Treasure the Memories

He left us too quickly. Suddenly. As if it really was in the twinkling of an eye. One step on the sidewalk, the next one on the golden streets in Heaven. It is hard to wrap my earthly mind around this, but Roger's favorite Bible stories were about Enoch, Elijah and Elisha, so maybe this exit should not surprise me. I know God is faithful and that Roger believed that God numbered our days from beginning to end and in living every day fully and completely. He loved God. He loved people. I don't want to forget the lessons he taught me by living it. So I write.

Sunday, June 15, 2014

Confidential

It makes practical sense to finish what I started before posting what I am thinking about today. 

What a week. VBS. Paperwork. Will the paperwork NEVER end?  I am a task oriented gal, but glory, I am ready to close the folders on some of this stuff. I should not say stuff. It is details of life that you have to deal with before moving on. Maybe I just don't want to move on, so I let the paperwork drag on. Maybe if I don't finish it, this new life of mine is still just something surreal and not the actual life I am living? Maybe I just need to close the file drawers and get on with it. There is such a dizzying variety of emotion going on here. 

The kids are in VBS this week - Agency D3 - Discover, Decide, Defend.  It is actually a really good program! It is all "mission impossible' without Tom Cruise. Truth is what they are talking about. Real truth. Real reality. Sometimes it is just so much easier to live in a dream world, your own version of reality. I am beginning to see why some people turn to other things to help them cope. None of the things the world has to offer really entice me, thankfully, but I do see how the pain can be so deep that it seems like you never are going to see daylight again.  I also am so glad that as a family, we decided to face this thing with thankfulness and praise, no matter how hard, and at times impossible, that seems to be possible to do.  
Roger loved VBS and loved sitting in the assembly and watching Jacob on the stage. He loved watching them involved in things that really matter in life. Learning more about God matters. Knowing Him personally matters. It matters more than anything else we ever do. 
I enjoyed our lunches after VBS this year. My chatty babies...ah, no they are not babies, and they will be grown up far too soon! 

Friday brought 'take down and reset' for another VBS. It was fun to be included, though I was behind the curve, not seeing the vision for the new space or totally knowing what needed to be done. It all came together. This 'being the volunteer' thing is new for me. For decades I have been the one in charge, the one with the vision, the one who had to help the wonderful worker bees catch the vision and pull it all together.  I had a great team too, the ones developing the vision. It was great fun. Much more fun than work.  I always valued our volunteers and it is kind of fun to be in their shoes now, even though I have to constantly remind myself to not take over.  

I saw the word CONFIDENTIAL so many times in this project. CONFIDENTIAL. Stuff that is really really important but not necessarily to be shared, except to those who need to know. That's what the search for truth was all about, I suppose. Getting to be the one who needed to know! 

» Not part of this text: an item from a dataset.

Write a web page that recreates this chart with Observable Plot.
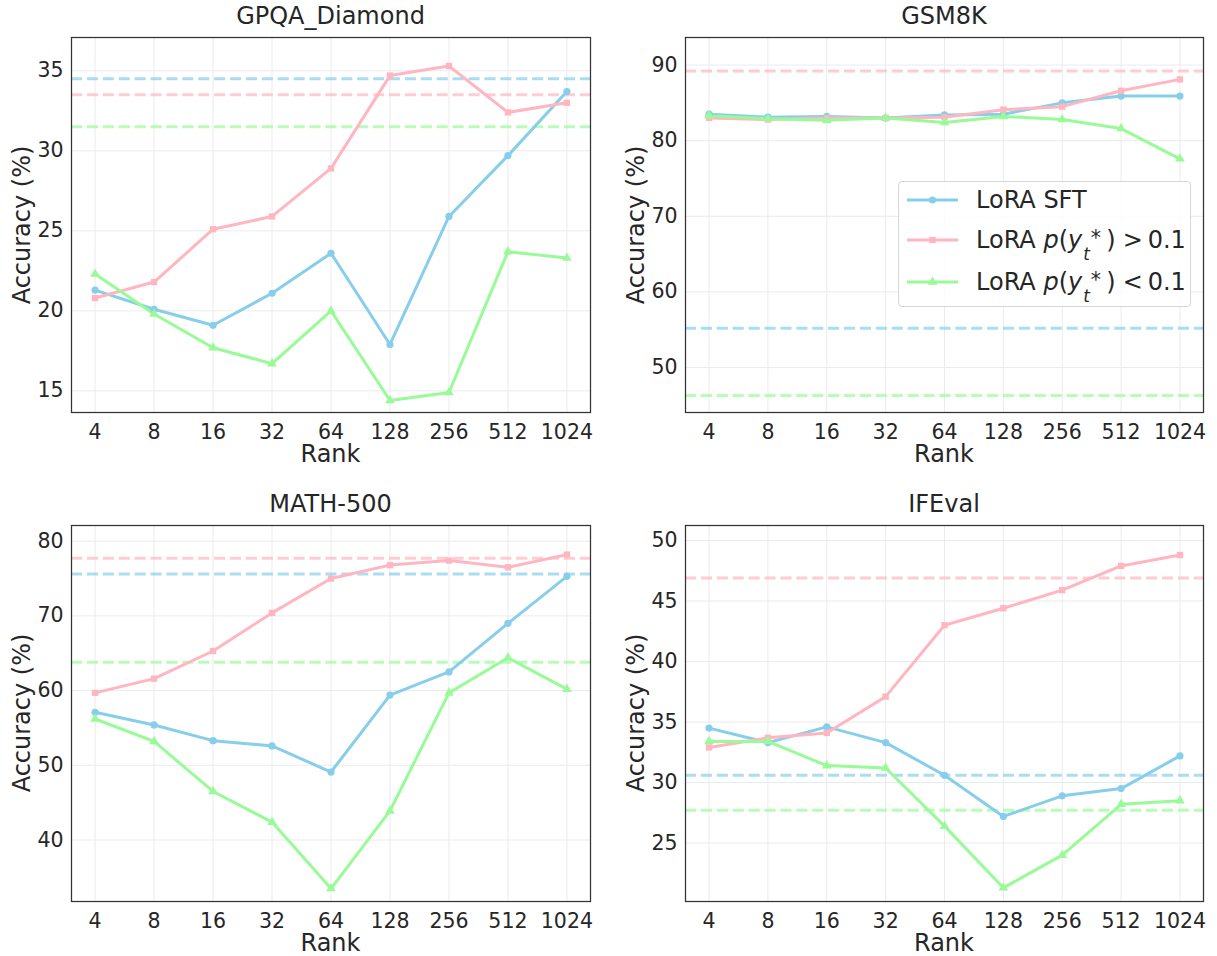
<!DOCTYPE html>
<html>
<head>
<meta charset="utf-8">
<script src="https://cdn.jsdelivr.net/npm/d3@7"></script>
<script src="https://cdn.jsdelivr.net/npm/@observablehq/plot@0.6"></script>
<style>
  body { margin: 0; background: #fff; }
  #root { position: relative; width: 1217px; height: 956px; font-family: "DejaVu Sans", sans-serif; color: #262626; overflow: hidden; background: #fff; }
  .panel { position: absolute; }
  .t { position: absolute; white-space: nowrap; line-height: 0.75; transform: translate(-50%, -50%); }
  .title { font-size: 24px; }
  .xl { font-size: 24px; }
  .yl { font-size: 24px; transform: translate(-50%, -50%) rotate(-90deg); }
  #legend { position: absolute; left: 898px; top: 181px; width: 293px; height: 126px; box-sizing: border-box;
            border: 1px solid #d6d6d6; border-radius: 4px; background: rgba(255,255,255,0.85); }
  .lrow { position: absolute; left: 0; height: 0; }
  .lrow svg { position: absolute; left: 8px; top: -7px; }
  .ltxt { position: absolute; left: 77px; top: 0; font-size: 24px; line-height: 1; white-space: nowrap; transform: translateY(-50%); }
  .ss { display: inline-block; position: relative; width: 1.0em; height: 0; vertical-align: baseline; }
  .sup { position: absolute; left: 0.42em; top: -0.97em; font-size: 0.85em; line-height: 1; font-style: normal; }
  .sub { position: absolute; left: 0.06em; top: -0.1em; font-size: 0.7em; line-height: 1; }
  .op { margin: 0 0.2em 0 0.3em; }
</style>
</head>
<body>
<div id="root"></div>
<script>
// ---------- data ----------
const ranks = ["4", "8", "16", "32", "64", "128", "256", "512", "1024"];
const seriesNames = ["LoRA SFT", "LoRA p>0.1", "LoRA p<0.1"];
const seriesColors = ["#87CEEB", "#FFB6C1", "#98FB98"];
const seriesSymbols = ["circle", "square", "triangle"];

// GPQA_Diamond
const gpqaSft  = [21.3, 20.1, 19.1, 21.1, 23.6, 17.9, 25.9, 29.7, 33.7];
const gpqaHigh = [20.8, 21.8, 25.1, 25.9, 28.9, 34.7, 35.3, 32.4, 33.0];
const gpqaLow  = [22.3, 19.8, 17.7, 16.7, 20.0, 14.4, 14.9, 23.7, 23.3];
const gpqaBase = [34.5, 33.5, 31.5];
const gpqaTicks = [15, 20, 25, 30, 35];

// GSM8K
const gsmSft  = [83.5, 83.1, 83.2, 83.0, 83.4, 83.5, 85.0, 85.9, 85.9];
const gsmHigh = [83.0, 82.8, 83.0, 83.0, 83.1, 84.1, 84.5, 86.6, 88.1];
const gsmLow  = [83.3, 82.9, 82.7, 83.0, 82.4, 83.2, 82.8, 81.6, 77.6];
const gsmBase = [55.2, 89.2, 46.3];
const gsmTicks = [50, 60, 70, 80, 90];

// MATH-500
const mathSft  = [57.1, 55.4, 53.3, 52.6, 49.1, 59.4, 62.5, 69.0, 75.3];
const mathHigh = [59.7, 61.6, 65.3, 70.4, 75.0, 76.8, 77.4, 76.5, 78.2];
const mathLow  = [56.2, 53.2, 46.5, 42.4, 33.5, 43.9, 59.7, 64.4, 60.2];
const mathBase = [75.6, 77.7, 63.8];
const mathTicks = [40, 50, 60, 70, 80];

// IFEval
const ifSft  = [34.5, 33.3, 34.6, 33.3, 30.6, 27.2, 28.9, 29.5, 32.2];
const ifHigh = [32.9, 33.7, 34.1, 37.1, 43.0, 44.4, 45.9, 47.9, 48.8];
const ifLow  = [33.4, 33.4, 31.4, 31.2, 26.4, 21.3, 24.0, 28.2, 28.5];
const ifBase = [30.6, 46.9, 27.7];
const ifTicks = [25, 30, 35, 40, 45, 50];

// ---------- layout ----------
const panels = [
  {title: "GPQA_Diamond", vals: [gpqaSft, gpqaHigh, gpqaLow], base: gpqaBase, ticks: gpqaTicks, dom: [13.65, 37.08],
   left: 0, top: 0, w: 600, h: 470, ml: 71, mr: 10, mt: 37, mb: 58},
  {title: "GSM8K", vals: [gsmSft, gsmHigh, gsmLow], base: gsmBase, ticks: gsmTicks, dom: [44.06, 93.64],
   left: 610, top: 0, w: 607, h: 470, ml: 75, mr: 14, mt: 37, mb: 58},
  {title: "MATH-500", vals: [mathSft, mathHigh, mathLow], base: mathBase, ticks: mathTicks, dom: [31.77, 82.1],
   left: 0, top: 470, w: 600, h: 486, ml: 71, mr: 10, mt: 55, mb: 55},
  {title: "IFEval", vals: [ifSft, ifHigh, ifLow], base: ifBase, ticks: ifTicks, dom: [20.17, 51.24],
   left: 610, top: 470, w: 607, h: 486, ml: 75, mr: 14, mt: 55, mb: 55}
];

const root = document.getElementById("root");
const idx = d3.range(ranks.length);

function addText(cls, txt, x, y) {
  const d = document.createElement("div");
  d.className = "t " + cls;
  d.textContent = txt;
  d.style.left = x + "px";
  d.style.top = y + "px";
  root.appendChild(d);
}

panels.forEach(p => {
  const rows = seriesNames.flatMap((s, k) => p.vals[k].map((v, i) => ({i, v, s})));
  const baseRows = seriesNames.map((s, k) => ({s, v: p.base[k]}));
  const chart = Plot.plot({
    width: p.w, height: p.h,
    marginLeft: p.ml, marginRight: p.mr, marginTop: p.mt, marginBottom: p.mb,
    style: {fontFamily: "DejaVu Sans", fontSize: "20.5px", color: "#262626", background: "transparent", overflow: "visible"},
    x: {type: "linear", domain: [-0.4, 8.4]},
    y: {domain: p.dom},
    color: {domain: seriesNames, range: seriesColors},
    symbol: {domain: seriesNames, range: seriesSymbols},
    marks: [
      Plot.gridX(idx, {stroke: "#ebebeb", strokeOpacity: 1, strokeWidth: 1}),
      Plot.gridY(p.ticks, {stroke: "#ebebeb", strokeOpacity: 1, strokeWidth: 1}),
      Plot.ruleY(baseRows, {y: "v", stroke: "s", strokeOpacity: 0.7, strokeWidth: 3, strokeDasharray: "11.1,4.8"}),
      Plot.line(rows, {x: "i", y: "v", z: "s", stroke: "s", strokeWidth: 3}),
      Plot.dot(rows, {x: "i", y: "v", symbol: "s", fill: "s", r: 3.6}),
      Plot.frame({stroke: "#333", strokeWidth: 1.25}),
      Plot.axisX(idx, {tickFormat: i => ranks[i], tickSize: 0, tickPadding: 12, label: null}),
      Plot.axisY(p.ticks, {tickSize: 0, tickPadding: 8, label: null})
    ]
  });
  const wrap = document.createElement("div");
  wrap.className = "panel";
  wrap.style.left = p.left + "px";
  wrap.style.top = p.top + "px";
  wrap.appendChild(chart);
  root.appendChild(wrap);

  const fx0 = p.left + p.ml, fx1 = p.left + p.w - p.mr;
  const fy0 = p.top + p.mt, fy1 = p.top + p.h - p.mb;
  const cx = (fx0 + fx1) / 2;
  addText("title", p.title, cx, fy0 - 21.5);
  addText("xl", "Rank", cx, fy1 + 42);
  addText("yl", "Accuracy (%)", fx0 - 49.5, (fy0 + fy1) / 2);
});

// ---------- legend ----------
const legend = document.createElement("div");
legend.id = "legend";
const labelsHtml = [
  "LoRA SFT",
  'LoRA <i>p</i>(<i>y</i><span class="ss"><span class="sup">*</span><span class="sub"><i>t</i></span></span>)<span class="op">&gt;</span>0.1',
  'LoRA <i>p</i>(<i>y</i><span class="ss"><span class="sup">*</span><span class="sub"><i>t</i></span></span>)<span class="op">&lt;</span>0.1'
];
const rowY = [18, 58, 100];
seriesNames.forEach((s, k) => {
  const row = document.createElement("div");
  row.className = "lrow";
  row.style.top = rowY[k] + "px";
  const svg = d3.create("svg").attr("width", 52).attr("height", 14);
  svg.append("line").attr("x1", 0).attr("x2", 51).attr("y1", 7).attr("y2", 7)
    .attr("stroke", seriesColors[k]).attr("stroke-width", 3);
  const sym = {circle: d3.symbolCircle, square: d3.symbolSquare, triangle: d3.symbolTriangle}[seriesSymbols[k]];
  svg.append("path").attr("transform", "translate(25.5,7)")
    .attr("d", d3.symbol(sym, Math.PI * 3.6 * 3.6)()).attr("fill", seriesColors[k]);
  row.appendChild(svg.node());
  const t = document.createElement("div");
  t.className = "ltxt";
  t.innerHTML = labelsHtml[k];
  row.appendChild(t);
  legend.appendChild(row);
});
root.appendChild(legend);
</script>
</body>
</html>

My week involved a lot of confidential business. It is so remarkable to me the way God just works things out before you even know that you need something. How in the world was I ever going to keep all of the different aspects of my new financial life in order? I stopped spinning plates (multi-tasking - doing so many things in the span of the same time and space) - stopped that 3 years ago. I don't want to do that anymore. It makes my brain tired and new studies show that multi-tasking is not really the best thing for the brain - focus is best. God knows this. He had a plan before I asked. Before I even realized what my need was. 

Roger always loved laughter. Even when he was doing serious stuff, like finances, he would stop and tell a story while I would want him to be serious and stay on task. God has a way of reminding me to lighten up. This lawyer, oh my goodness! Between the financial advisor and the lawyer - well, the lights should have been going on and off all afternoon - Roger must not have found the fuse box, because he would have been right in the middle of their laughter. Here we were talking about wills and inheritance and all of that rather grim stuff - and stockpiling Folgers.  Roger would have been hysterical.  Somehow, I knew that I was in the right place and once again, God assured me that He had my 'new future' quite under control. How refreshing to know that there are many many people in this world who get up each morning, asking God to direct their path, and He just does it. He meets the needs of many because people just let him guide their steps.

I am finishing my week on an up-beat in many ways, all the while, with this anticipation and heaviness over me. I know what it is. It is Father's Day weekend and I don't know what to expect. I don't want to cry all weekend. I want to stay in this happy, laughing place with kids and people who just help out because God leads them to do it. 

I hurt so much for my girls, but I know that God will get us through this. 

Roger's Lesson:  It was was a good earthly walk, while it lasted. Just remember that. Keep laughing. Keep doing what you have to do. Keep looking for the future. Just be ready to depart, because eternity is better! 

I know. I know. It is just so hard without you, sweetie!